While I was browsing through some of the internet hiphop websites, I came across a number of different articles dedicated to Stack Bundles, the Dipset member who was senselessly gunned down in front of his own home in Far Rockaway Queens last week. Through all of the tributes and remembrance articles, something struck me, a thought and feeling that comes to me quite often when these types of events happen. Why, and only after his death, is the general public, not those close to him, but the regular hiphop listeners such as myself, praising Stack Bundles and beginning to catch on to his music now?
As long as I can remember as being a hiphop listener, I never had a conversation about Stack Bundles. I've discussed everything hiphop related ranging from KRS One to the Shop Boyz, from Jay-Z to Camp Lo, from Jim Jones to Tru Life, but never have I ever come across a discussion regarding Stack. Not only that, as I visited one of the major hiphop websites (I'll keep the name anonymous), I read in their forums area, a comment that was particular interesting. A member had stated : "RIP Stack, you will be missed, Ima make sure I cop that next album." Hmmmmm, next album? And as recently as yesterday, mister "Baallinnn" himself, Jim Jones explained that "We gonna put out a bomb ass Stack Bundles album." Okay, Stack's been in the game now for damn near 5 years, and never have we heard about any albums, projects, features, nothing. Now that Stack is dead, everyone is coming out ready to support the MC?
By no means am I bashing Stack Bundles as an artist, he's appeared on countless Desert Storm mixtapes with DJ Clue, and a few Dipset mixtape joints, but it just seems that artists that haven't blown to the success level of say a 50 Cent, benefit only after their death. Anyone remember Big L? The up and coming NY MC who was gunned down in the same manner in front of his home in 1999?

Even during that time, I remember the amount of support Big L received from the larger hiphop community, and rightfully so. But up until that time, the average hiphop listener didn't even know who he was. Before his murder, Big L had only released one official album, "Lifestyles of da Poor & Dangerous. The album did so poorly that Columbia records was forced to drop Big L from the label, leaving the Harlem MC without a label, forced to appear on endless freestyle tracks and mixtape joints. Fast forward to 1999 at the time of his murder.

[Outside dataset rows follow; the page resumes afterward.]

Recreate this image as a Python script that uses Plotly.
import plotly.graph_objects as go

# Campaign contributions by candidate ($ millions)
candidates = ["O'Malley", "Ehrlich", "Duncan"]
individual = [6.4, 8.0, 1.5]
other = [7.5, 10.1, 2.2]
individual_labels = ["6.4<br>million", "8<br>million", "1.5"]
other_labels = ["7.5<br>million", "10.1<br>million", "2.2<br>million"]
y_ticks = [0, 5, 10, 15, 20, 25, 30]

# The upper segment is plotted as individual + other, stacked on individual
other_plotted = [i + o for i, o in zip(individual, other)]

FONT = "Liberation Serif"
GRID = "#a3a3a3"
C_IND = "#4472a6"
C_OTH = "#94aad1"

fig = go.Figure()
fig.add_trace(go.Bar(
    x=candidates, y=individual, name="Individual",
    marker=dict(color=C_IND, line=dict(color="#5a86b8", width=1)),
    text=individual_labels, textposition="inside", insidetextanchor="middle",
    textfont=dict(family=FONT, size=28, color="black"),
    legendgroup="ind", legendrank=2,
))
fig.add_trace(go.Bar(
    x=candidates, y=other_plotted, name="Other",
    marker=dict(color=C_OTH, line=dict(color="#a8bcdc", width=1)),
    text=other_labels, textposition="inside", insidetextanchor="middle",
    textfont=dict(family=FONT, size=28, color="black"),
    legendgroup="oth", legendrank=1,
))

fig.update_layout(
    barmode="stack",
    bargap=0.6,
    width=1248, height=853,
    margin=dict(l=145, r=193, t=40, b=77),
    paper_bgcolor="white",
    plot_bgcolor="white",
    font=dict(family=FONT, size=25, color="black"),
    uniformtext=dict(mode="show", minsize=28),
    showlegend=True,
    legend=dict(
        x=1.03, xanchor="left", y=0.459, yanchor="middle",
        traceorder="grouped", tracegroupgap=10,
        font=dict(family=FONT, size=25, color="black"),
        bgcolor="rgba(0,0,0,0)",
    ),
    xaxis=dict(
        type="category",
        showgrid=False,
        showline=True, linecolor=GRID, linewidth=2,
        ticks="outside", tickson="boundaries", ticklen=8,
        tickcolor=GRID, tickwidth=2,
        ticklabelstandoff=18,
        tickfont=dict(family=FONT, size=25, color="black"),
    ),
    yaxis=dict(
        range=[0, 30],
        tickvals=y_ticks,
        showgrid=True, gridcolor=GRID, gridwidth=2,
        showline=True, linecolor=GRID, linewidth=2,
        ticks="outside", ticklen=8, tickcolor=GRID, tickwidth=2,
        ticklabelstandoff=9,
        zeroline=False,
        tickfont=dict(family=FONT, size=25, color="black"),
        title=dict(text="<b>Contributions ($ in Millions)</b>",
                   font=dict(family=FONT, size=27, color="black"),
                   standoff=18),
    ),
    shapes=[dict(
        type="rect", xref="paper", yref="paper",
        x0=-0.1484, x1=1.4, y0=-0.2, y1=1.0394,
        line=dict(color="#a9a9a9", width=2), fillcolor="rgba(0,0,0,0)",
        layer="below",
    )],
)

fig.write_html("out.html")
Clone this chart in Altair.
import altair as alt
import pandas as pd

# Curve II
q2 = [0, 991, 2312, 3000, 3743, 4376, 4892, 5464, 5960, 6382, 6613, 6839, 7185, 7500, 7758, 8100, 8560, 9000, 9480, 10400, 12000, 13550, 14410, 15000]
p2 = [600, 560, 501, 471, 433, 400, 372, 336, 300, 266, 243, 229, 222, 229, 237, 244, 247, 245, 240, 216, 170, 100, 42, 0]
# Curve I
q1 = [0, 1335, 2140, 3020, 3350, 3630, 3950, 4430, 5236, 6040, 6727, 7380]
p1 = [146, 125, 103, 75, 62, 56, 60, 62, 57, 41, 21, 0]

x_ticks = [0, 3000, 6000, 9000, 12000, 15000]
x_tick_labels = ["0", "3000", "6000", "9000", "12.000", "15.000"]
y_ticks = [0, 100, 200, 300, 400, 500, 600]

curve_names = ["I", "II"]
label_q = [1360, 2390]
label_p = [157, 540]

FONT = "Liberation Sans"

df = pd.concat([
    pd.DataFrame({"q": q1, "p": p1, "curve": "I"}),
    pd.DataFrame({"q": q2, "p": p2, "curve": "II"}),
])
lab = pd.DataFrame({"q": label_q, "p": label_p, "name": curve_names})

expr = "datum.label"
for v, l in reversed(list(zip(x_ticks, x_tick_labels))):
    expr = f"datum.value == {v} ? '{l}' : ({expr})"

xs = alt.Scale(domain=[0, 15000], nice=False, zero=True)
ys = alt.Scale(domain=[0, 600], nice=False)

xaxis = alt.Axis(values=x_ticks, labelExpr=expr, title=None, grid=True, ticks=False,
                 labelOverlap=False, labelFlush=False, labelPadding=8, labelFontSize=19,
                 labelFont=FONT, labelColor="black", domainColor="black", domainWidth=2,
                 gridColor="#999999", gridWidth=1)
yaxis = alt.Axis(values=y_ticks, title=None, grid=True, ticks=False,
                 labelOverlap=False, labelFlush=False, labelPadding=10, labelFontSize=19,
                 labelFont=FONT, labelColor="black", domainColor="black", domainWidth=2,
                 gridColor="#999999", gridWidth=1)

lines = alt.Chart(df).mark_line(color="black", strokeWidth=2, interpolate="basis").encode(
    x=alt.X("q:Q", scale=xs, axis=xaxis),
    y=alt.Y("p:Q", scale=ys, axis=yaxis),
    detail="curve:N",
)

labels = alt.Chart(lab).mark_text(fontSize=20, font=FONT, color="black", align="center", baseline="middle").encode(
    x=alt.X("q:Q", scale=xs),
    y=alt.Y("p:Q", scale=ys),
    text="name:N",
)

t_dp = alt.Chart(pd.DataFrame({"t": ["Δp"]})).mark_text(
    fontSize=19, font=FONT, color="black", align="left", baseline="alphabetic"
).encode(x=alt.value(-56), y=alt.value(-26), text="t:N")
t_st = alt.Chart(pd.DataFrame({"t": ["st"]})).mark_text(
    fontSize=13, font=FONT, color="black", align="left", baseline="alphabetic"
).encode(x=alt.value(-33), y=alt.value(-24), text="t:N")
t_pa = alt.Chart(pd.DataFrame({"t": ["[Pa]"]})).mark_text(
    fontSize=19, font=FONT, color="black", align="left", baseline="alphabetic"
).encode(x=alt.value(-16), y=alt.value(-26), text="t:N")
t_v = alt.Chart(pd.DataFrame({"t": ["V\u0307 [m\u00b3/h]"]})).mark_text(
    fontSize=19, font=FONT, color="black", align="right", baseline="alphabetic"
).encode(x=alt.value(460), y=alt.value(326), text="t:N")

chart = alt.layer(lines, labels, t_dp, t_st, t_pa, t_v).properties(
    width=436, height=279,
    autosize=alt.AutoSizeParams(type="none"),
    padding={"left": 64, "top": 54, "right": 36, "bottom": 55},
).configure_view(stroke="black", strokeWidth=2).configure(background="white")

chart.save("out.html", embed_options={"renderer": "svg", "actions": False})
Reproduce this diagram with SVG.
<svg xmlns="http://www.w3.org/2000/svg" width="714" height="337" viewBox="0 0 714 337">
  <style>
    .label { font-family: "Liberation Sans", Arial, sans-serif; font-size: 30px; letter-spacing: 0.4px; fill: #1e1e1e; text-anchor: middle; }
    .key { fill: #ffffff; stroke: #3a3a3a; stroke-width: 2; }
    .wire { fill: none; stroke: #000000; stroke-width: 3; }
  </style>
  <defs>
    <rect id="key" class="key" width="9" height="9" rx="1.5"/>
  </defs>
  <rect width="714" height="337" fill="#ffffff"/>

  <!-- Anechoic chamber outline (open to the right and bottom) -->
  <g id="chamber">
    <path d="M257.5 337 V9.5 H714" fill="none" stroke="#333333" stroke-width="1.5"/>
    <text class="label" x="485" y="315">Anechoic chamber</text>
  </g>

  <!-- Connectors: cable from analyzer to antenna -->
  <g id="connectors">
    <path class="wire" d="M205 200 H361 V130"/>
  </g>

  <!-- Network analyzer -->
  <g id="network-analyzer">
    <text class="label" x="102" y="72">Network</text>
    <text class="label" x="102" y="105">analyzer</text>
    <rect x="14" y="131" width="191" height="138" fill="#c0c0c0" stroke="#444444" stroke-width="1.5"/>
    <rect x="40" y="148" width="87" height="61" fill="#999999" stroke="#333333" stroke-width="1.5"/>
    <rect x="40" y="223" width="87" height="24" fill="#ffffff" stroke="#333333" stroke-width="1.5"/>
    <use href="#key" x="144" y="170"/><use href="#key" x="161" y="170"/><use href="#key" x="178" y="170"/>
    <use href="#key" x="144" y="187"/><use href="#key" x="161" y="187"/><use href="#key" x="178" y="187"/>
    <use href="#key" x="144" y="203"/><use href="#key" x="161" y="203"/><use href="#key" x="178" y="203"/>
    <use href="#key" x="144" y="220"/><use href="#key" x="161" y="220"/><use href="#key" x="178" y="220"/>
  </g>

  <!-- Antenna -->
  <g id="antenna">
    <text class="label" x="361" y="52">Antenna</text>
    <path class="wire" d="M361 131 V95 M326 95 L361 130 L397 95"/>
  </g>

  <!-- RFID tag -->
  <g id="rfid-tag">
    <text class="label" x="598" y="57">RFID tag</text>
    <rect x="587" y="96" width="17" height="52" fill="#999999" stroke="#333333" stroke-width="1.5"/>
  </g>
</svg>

Those who knew Big L were rightful, in every sense, to praise and honor such a tragic loss of life, but what about the general public? Who was really checkin' for Big L outside of New York City? And 1 year later, in August of 2000, Big L's last album "The Big Picture," a collection of work the MC was working on before his death, was officially released, and only took less than a year (March 2001) to be certified platinum. Less than a year, and Big L sold 1 million + albums. Did it really take his death to make the general public understand why L was one of the best MC's to ever touch the mic?
When an artist is gunned down and murdered in the prime of their lives, it seems that people catch on to their music at a much faster pace than when the artist was actually alive. There is something about an artist being murdered that catches our attention, it may not necessarily be about the music, but there is something about an MC being murdered that makes us want to get closer to them, and get closer to their music. Would there be a Stack Bundles album on the shelves if Stack wasn't murdered? Would Big L have gone platinum in such a short time had he not been gunned down? These are questions we may never know the answer to, but one thing is for certain. When MC's are gunned down and lost to this tragic cycle on violence and nonsense, the general public catches on, and when we catch on, it turns a relatively unknown MC into a legend. Go Figure.